Near the curve the sqrt's are almost 0 and may take imaginary values. So, the sign changes are absent and the implicitplot algorithm does not work well in this case. That's why Acer's direct solution is probably the best!

(Of course, the algorithm could implement a sign check for Re and Im).

@acer 

Strangely,

plots:-implicitplot(Re(ee)=0, b=0..5, p=0..5,gridrefine=1, crossingrefine=7);
also works, but
plots:-implicitplot(abs(ee)=0, b=0..5, p=0..5,gridrefine=1, crossingrefine=7);
fails.

(Actually for abs it's not that strange because the needed sign changes are absent).

@Markiyan Hirnyk 

The parametrization covers the whole curve. This follows from the solve result wrt {b,p} .

@Markiyan Hirnyk 

It's simply a substitution; other substitutions are also possible.
What for? We want a parametrization, isn't it?

@mlog 

The procedures are not really necessary, but make the manipulations easier. On the other hand evalf(Int(...)) tends to work better for procedures. The symbolics are difficult for floats, so convert(...,rational)  is usually a good idea; here also because the parameters have large magnitudes.

@Markiyan Hirnyk 

The curve was parametrized. E.g. using:

f:=simplify(sqrt(b)*sqrt(1-4*p/b)-2*arctan(sqrt((9*p/b-22201/10000)/(9/4-9*p/b)))) assuming b>0:
par:=solve([2*indets(f, arctrig)[]=t,f=0],{b,p});

@Carl Love 

Yes, you are right of course, thank you; sum should be add in my formulation.

@Adam Ledger

It is not clear what you try to obtain. Why do you think that f(n) deserves to be considered?
If you want better asymptotic approximations for ithprime(n)  and Pi(x), there are many results, e.g.

nthprime:=n->
n*(ln(n) + ln(ln(n)) -1 + (ln(ln(n))-2)/ln(n) - ( ln(ln(n))^2 - 6*ln(ln(n)) + 11 )/(2*ln(n)^2)); #  + 0(n/ln(n)^2) 

#  Remark
abs(Pi(x)-Li(x)) <= sqrt(x)*ln(x)/(8*Pi);   # assuming RH, x>=2657

But (1) is trivial and has not much to do with Prime Number Theorem; it is true for any sequence p_n > n.

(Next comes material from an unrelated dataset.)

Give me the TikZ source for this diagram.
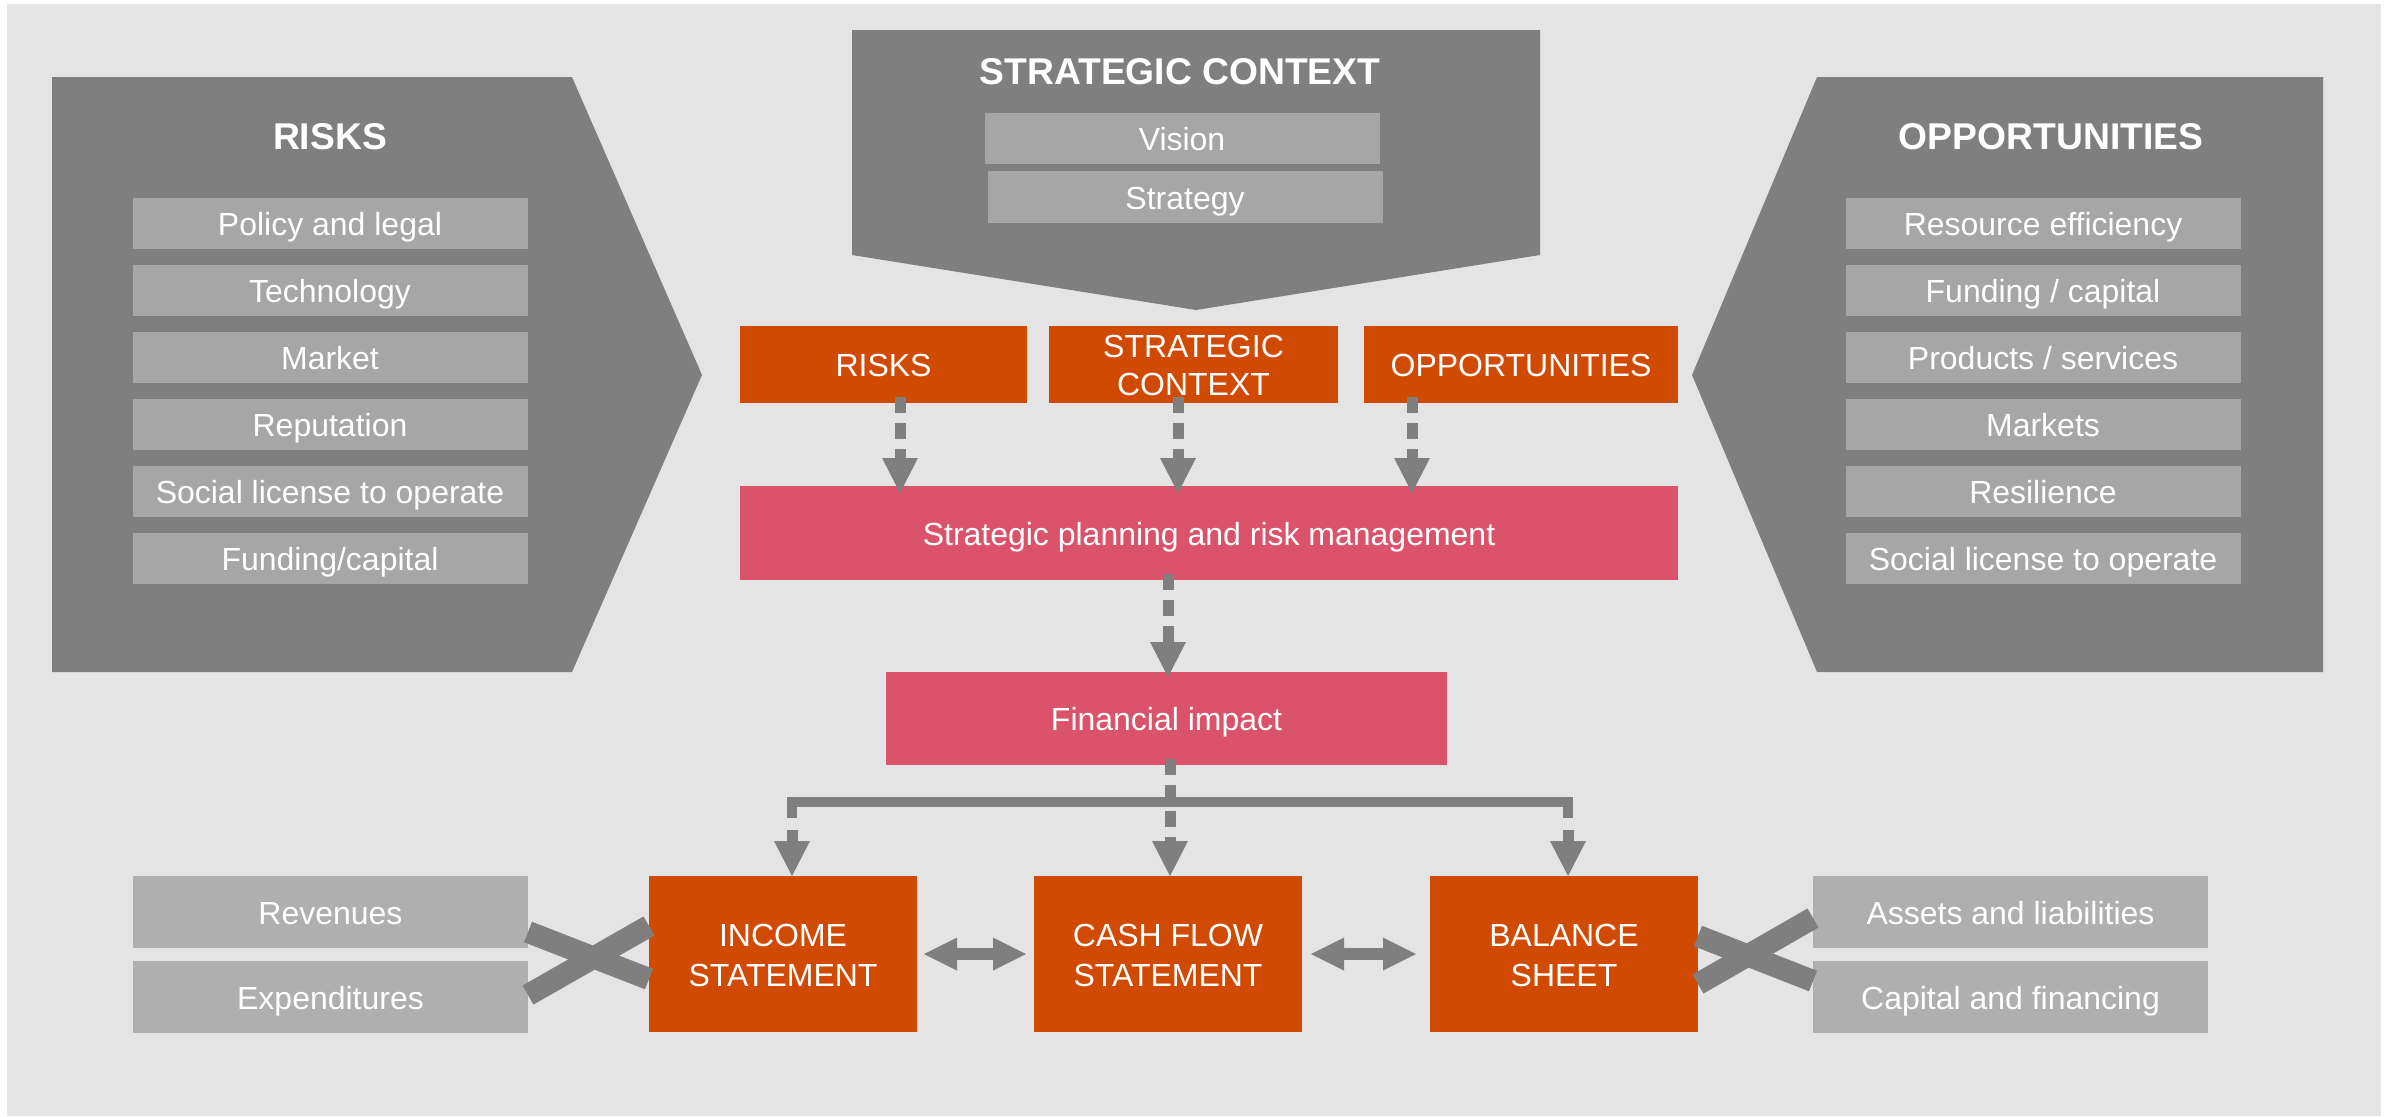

sqrt(n^2 - n) <= f(n) <= n,  so f(n)/n --> 1.

@rahinui 

For some reason (probably a bug) assuming in this context produces the error.
Of course here the assuming clause is useless, and removing it ==> the expected result.

BTW, restart(); does nothing. It should be restart;

@Mariusz Iwaniuk 

Actually a workaround is not needed because F works. The problem is about interface & typesetting.
(F is the first user procedure I met which refuses to be printed).

@samira moradi 

You cannot, there are infinitely many.

Why don't you simply keep the original expression?
It is obvious that it's impossible to retrive z from |z|. Even in Mathematica :-) for a more complicated z.

@Carl Love 

I still don't understand why should we rely on int to find f(x) when f(x) = F(x,y)/F(a,y).
It is very easy to produce F for which int fails.

Edit. BTW, the user _must_ know (and give) such an `a` in the domain.
For example F(x,y) = x * ( y + x*sqrt(x*y) + sqrt(x^3*y) )
can be split only for x<0, so e.g. a = -1 is needed.

@Carl Love 

int will not be able to compute the integral if F is not simple enough. E.g.

'expand( (randpoly(exp(x))+cos(x)) * (randpoly(exp(y))+sin(y)) )':
F:=%/%;